> _LISTED RECORDS_:
================================
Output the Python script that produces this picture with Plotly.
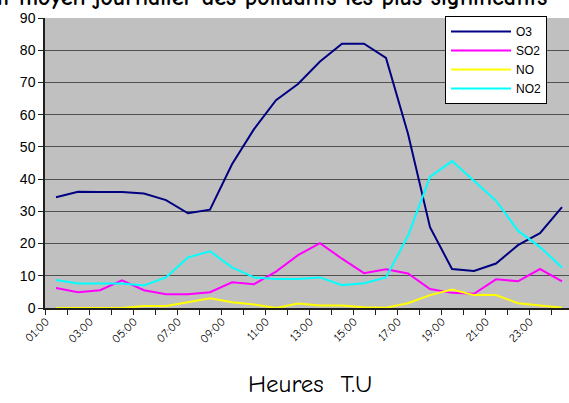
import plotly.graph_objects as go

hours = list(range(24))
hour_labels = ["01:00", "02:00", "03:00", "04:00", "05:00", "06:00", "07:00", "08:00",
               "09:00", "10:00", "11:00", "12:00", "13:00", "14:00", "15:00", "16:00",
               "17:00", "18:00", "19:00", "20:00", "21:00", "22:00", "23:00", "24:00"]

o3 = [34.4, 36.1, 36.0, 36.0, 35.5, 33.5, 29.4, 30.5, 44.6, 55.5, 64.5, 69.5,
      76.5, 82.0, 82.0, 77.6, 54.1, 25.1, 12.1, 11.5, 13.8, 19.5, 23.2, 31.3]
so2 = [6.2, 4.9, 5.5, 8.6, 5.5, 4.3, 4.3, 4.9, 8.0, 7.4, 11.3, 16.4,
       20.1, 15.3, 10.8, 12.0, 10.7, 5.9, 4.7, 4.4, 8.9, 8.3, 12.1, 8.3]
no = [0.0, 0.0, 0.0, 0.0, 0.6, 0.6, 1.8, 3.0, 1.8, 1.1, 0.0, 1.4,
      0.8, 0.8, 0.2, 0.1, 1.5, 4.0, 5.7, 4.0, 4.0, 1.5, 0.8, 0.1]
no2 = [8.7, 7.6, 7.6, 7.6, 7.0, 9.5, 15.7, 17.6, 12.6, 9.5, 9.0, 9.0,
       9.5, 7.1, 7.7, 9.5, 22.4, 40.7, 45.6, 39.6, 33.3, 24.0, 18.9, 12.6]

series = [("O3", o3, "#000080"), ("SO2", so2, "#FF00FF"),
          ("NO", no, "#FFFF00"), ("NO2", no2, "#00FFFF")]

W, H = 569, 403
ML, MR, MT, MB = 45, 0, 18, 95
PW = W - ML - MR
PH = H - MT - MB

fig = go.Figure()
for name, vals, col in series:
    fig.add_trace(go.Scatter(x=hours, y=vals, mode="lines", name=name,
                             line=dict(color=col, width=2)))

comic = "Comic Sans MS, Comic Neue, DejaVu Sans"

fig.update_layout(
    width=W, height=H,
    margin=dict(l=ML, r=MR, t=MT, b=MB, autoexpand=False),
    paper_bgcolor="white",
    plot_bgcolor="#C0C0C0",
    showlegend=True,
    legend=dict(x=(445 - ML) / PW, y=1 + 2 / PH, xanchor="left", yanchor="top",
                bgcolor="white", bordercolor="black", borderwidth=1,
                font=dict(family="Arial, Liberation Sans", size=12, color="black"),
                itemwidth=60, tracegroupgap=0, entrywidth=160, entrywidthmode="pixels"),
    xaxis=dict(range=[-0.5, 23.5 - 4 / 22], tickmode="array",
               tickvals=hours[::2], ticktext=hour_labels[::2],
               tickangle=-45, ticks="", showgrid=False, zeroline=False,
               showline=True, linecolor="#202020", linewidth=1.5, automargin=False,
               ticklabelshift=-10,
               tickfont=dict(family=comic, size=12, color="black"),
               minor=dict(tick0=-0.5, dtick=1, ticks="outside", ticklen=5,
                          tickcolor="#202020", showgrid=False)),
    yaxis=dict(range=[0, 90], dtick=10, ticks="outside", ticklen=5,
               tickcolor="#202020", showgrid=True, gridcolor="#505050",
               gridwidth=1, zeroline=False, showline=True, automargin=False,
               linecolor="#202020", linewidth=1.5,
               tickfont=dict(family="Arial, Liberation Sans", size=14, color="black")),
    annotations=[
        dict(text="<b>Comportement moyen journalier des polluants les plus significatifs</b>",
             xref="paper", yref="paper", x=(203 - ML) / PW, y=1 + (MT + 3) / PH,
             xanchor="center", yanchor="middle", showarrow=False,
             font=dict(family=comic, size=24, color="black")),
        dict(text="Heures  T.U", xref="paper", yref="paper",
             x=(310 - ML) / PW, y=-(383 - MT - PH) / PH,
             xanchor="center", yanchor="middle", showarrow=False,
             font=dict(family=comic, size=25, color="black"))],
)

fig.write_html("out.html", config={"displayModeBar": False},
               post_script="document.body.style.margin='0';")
================================
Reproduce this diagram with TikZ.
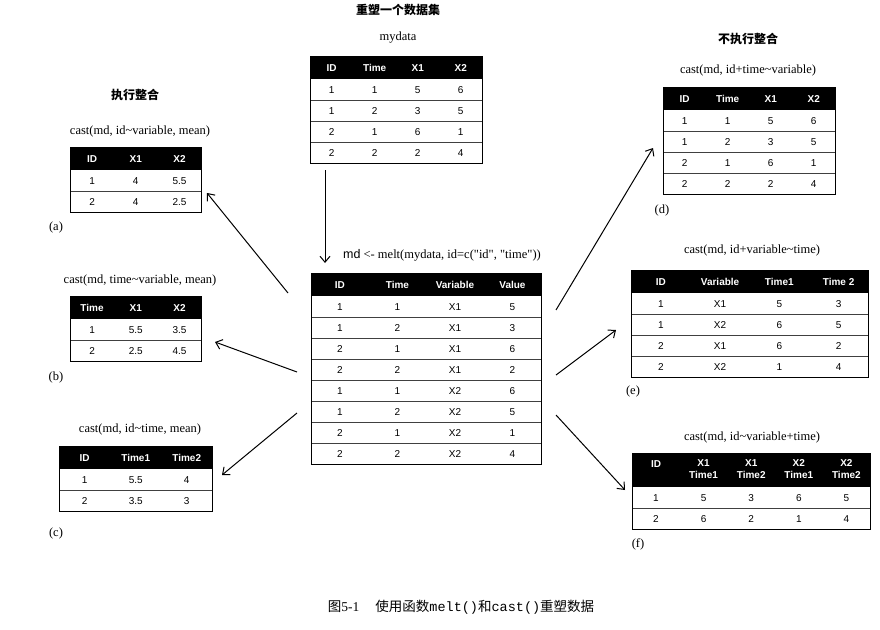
================================
> _SET PROBLEM_:
Only the number is wanted: how many lines in the preceding entries hold the string "this"?

> _THE COMPLETED TASK_:
2